Elena nodded. In a way, it was better that Stefan had found her. If it had been Damon, he almost certainly would have killed Abby. While Bonnie might be able to forgive him for killing her mother once, twice was pushing it for anyone. "How did you find me?"
"I was coming to see Abby. I've been helping her, since she turned. I thought we were getting somewhere, that she was gonna be okay, but..." Stefan smiled bitterly, pushing himself to his feet. "That was stupid of me. Of all people, I should understand the draw of human blood." He offered her a hand up, and Elena hesitated only a second before she took it, rising unsteadily. "I'd offer to drive you home, but I need to-"
"You need to stay with Abby. I'm not going, anyway—I need to see Bonnie," Elena said. She glanced down at her clothes. She was pretty sure this shirt had been blue this morning. Now it was almost black. Great. Not exactly how she'd wanted to face Bonnie, but the girl was going to need a friend now more than ever.
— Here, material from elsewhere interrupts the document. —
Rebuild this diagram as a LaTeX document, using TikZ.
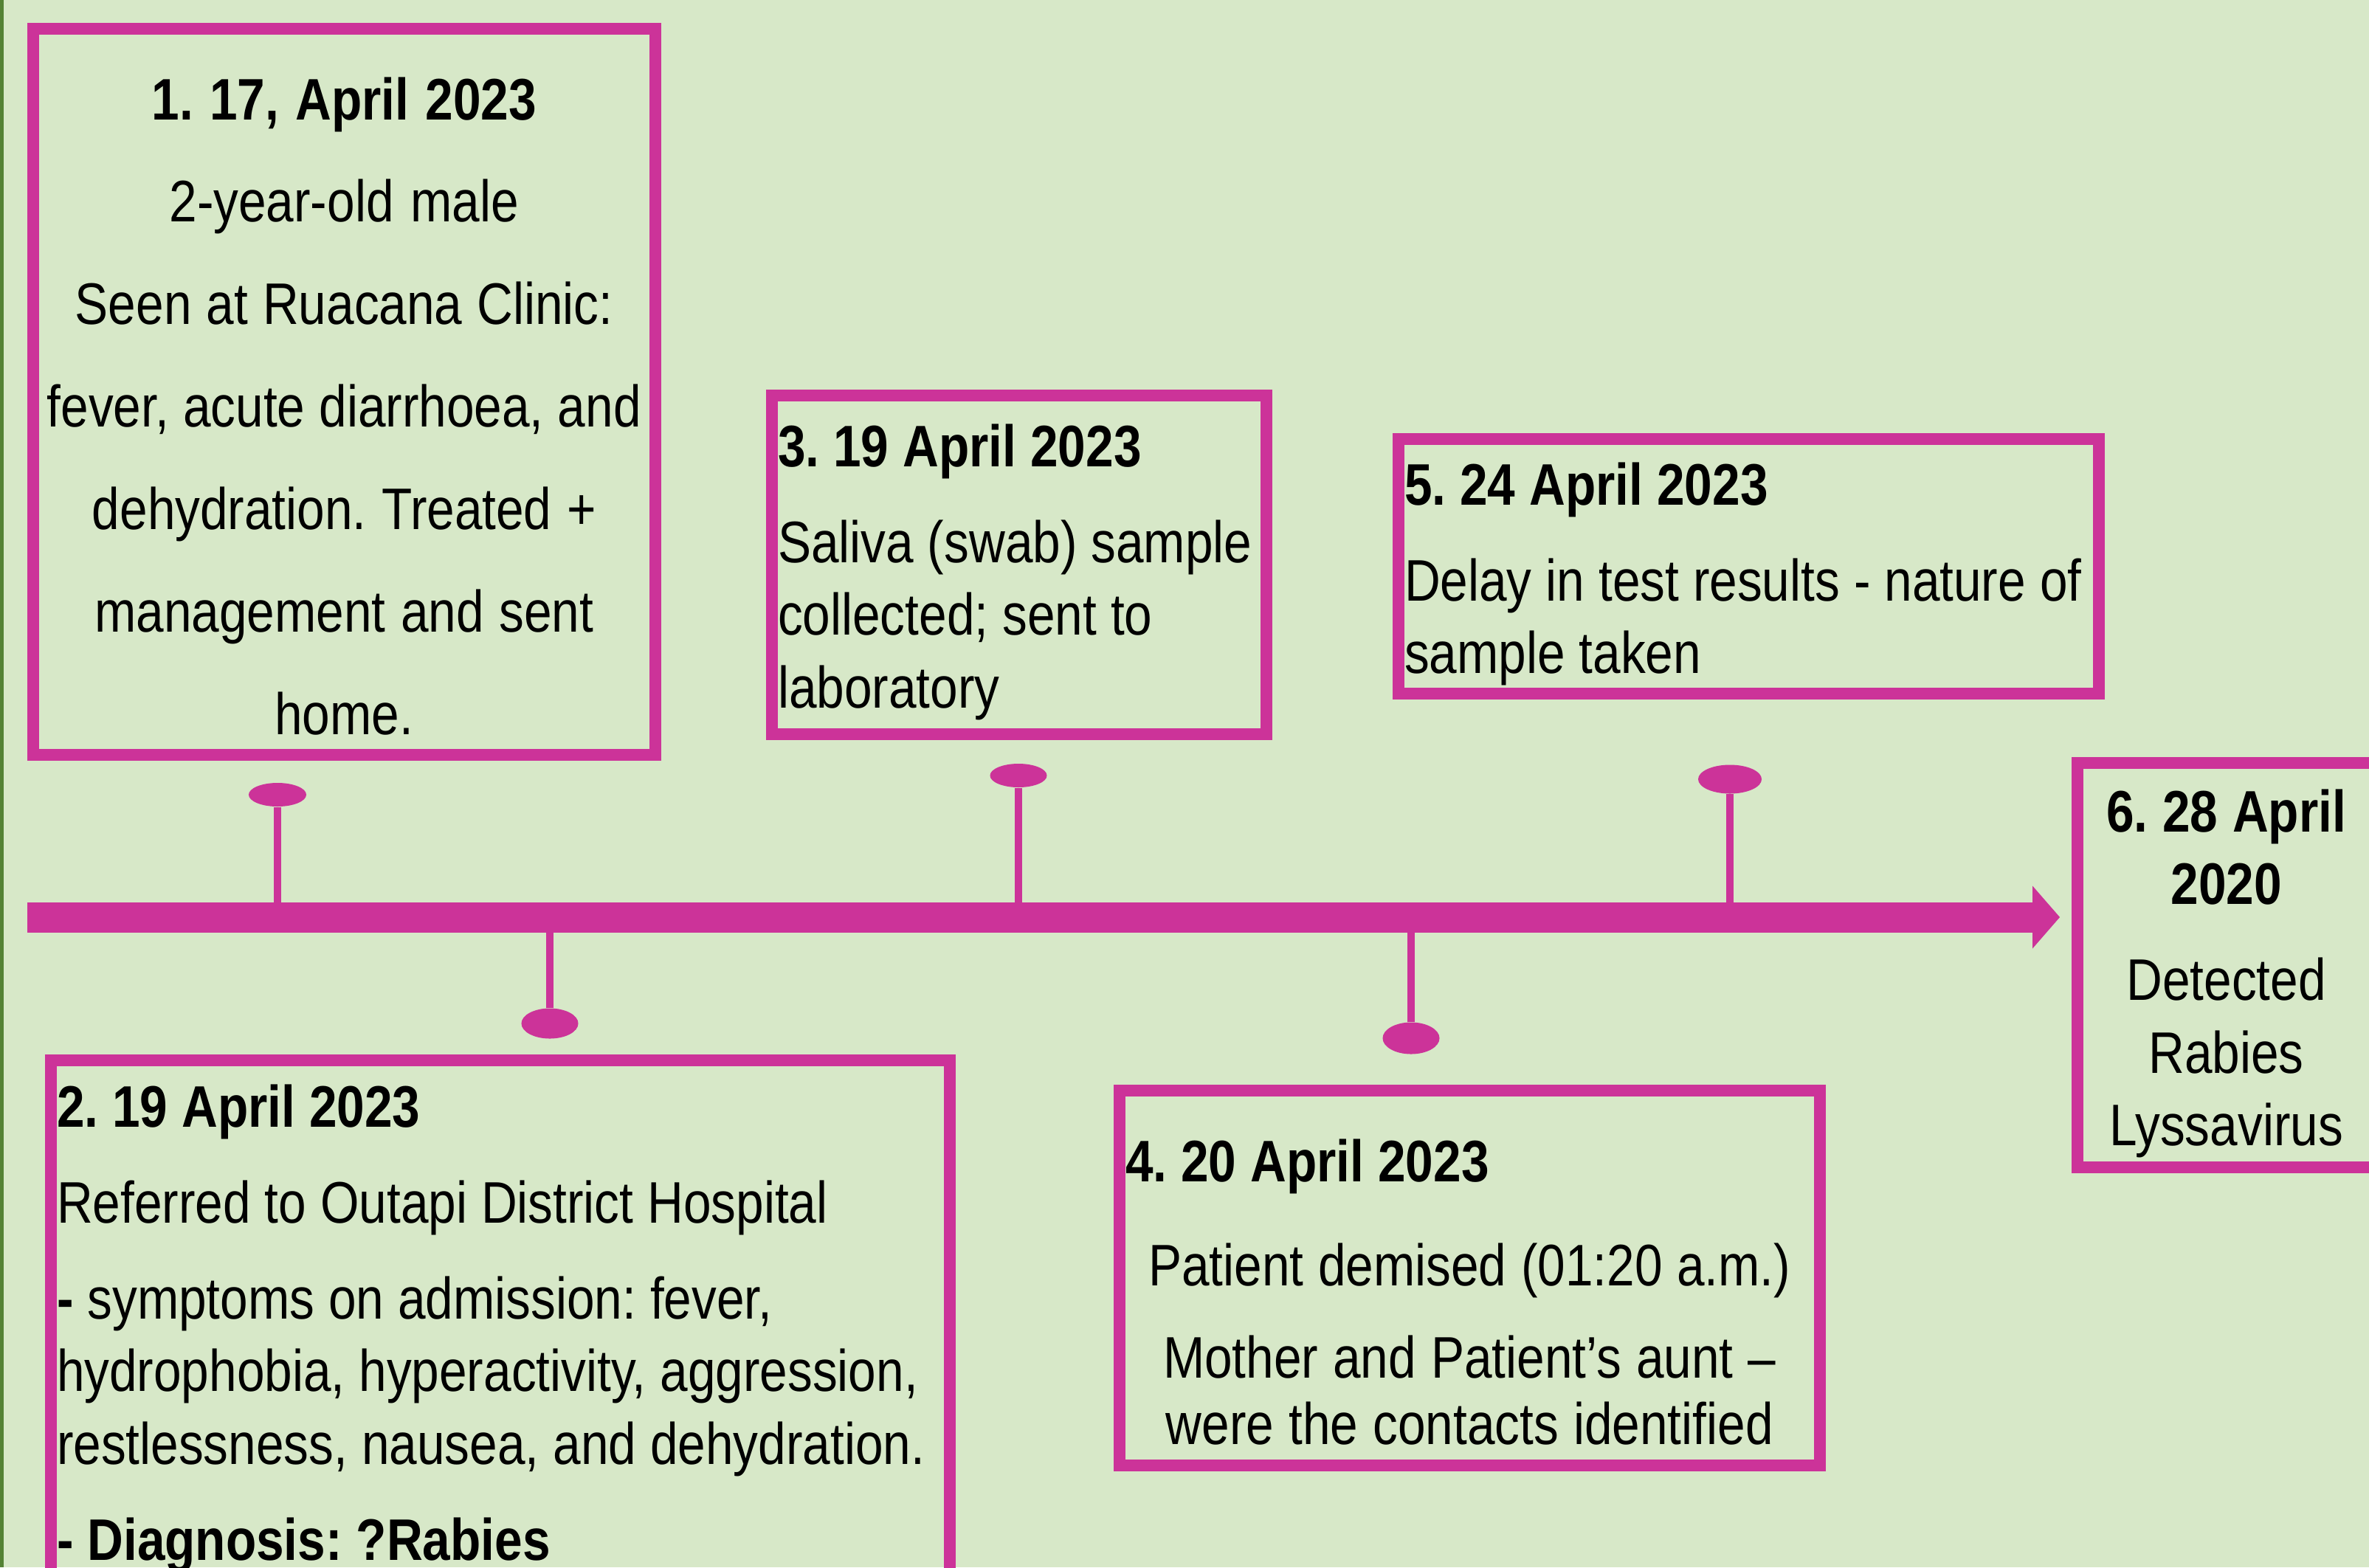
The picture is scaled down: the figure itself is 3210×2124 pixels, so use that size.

"I don't know that that's a great idea, Elena. She's having a hard time coping. She shouldn't have to see her mother like this. You should have let me die, Elena." His eyes glistened in the darkness, and Elena suddenly realized what Damon's cryptic comments had meant. "My brother tried to do the noble thing," he'd said. "I even left him a few squirrels," he'd said. Why would a Stefan with no emotions sacrifice himself? Why would he need squirrels when he'd been living on human blood for months? Because they were all lies. Because Stefan was detoxing, and his switch was on. Somehow, he'd found the courage to feel again. Elena admired him immensely for that, but almost wished it wasn't true. Because what she was going to tell him now was going to hurt. A lot.
Elena rested one bloodied hand on his cheek. The gesture was familiar but wrong, like hearing a favorite song sung in a different key. "I didn't want to save you, Stefan. I wanted to let you go." His head dropped low, dislodging her hand. "I couldn't let an innocent person die to keep you alive." She insistently pulled his chin back up, forcing him to meet her eyes. "But your brother loves you. And he couldn't let you go. He knew you'd hate him—and yourself—for this. But he loves you enough to let you hate him."
Stefan pulled away from her, and her fingers trailed off along his cheek. "You love him." There was such certainty in his voice, such fatalistic acceptance in his eyes. "I've really lost you this time."
Elena smiled, surprised to find tears in her own eyes. "We lost each other."
Stefan took a few steps away, staring up at the night sky. He turned back to her, as if to speak, then shook his head and walked into the Bennett house.
Something within Elena shifted, eased. Stefan's pain was obvious and excruciating. Maybe once, she'd wanted to see him suffer for what he'd done to her, but now, seeing how hard he was trying to claw his way back to himself, to the genuinely good person he'd once been, she couldn't wish him misery. Now, she just wanted him to find the same kind of peace Damon had found. But she was glad to put the final period in the chapter of Stefan and Elena. Those two people who'd once loved each other blindly, never truly knowing the other, were gone. One day, maybe they could be friends. One day, maybe Stefan could accept the fierce love Damon felt for him.
But that day wasn't today. Today, Elena had to go to Bonnie, had to try to make this right. She walked into the house.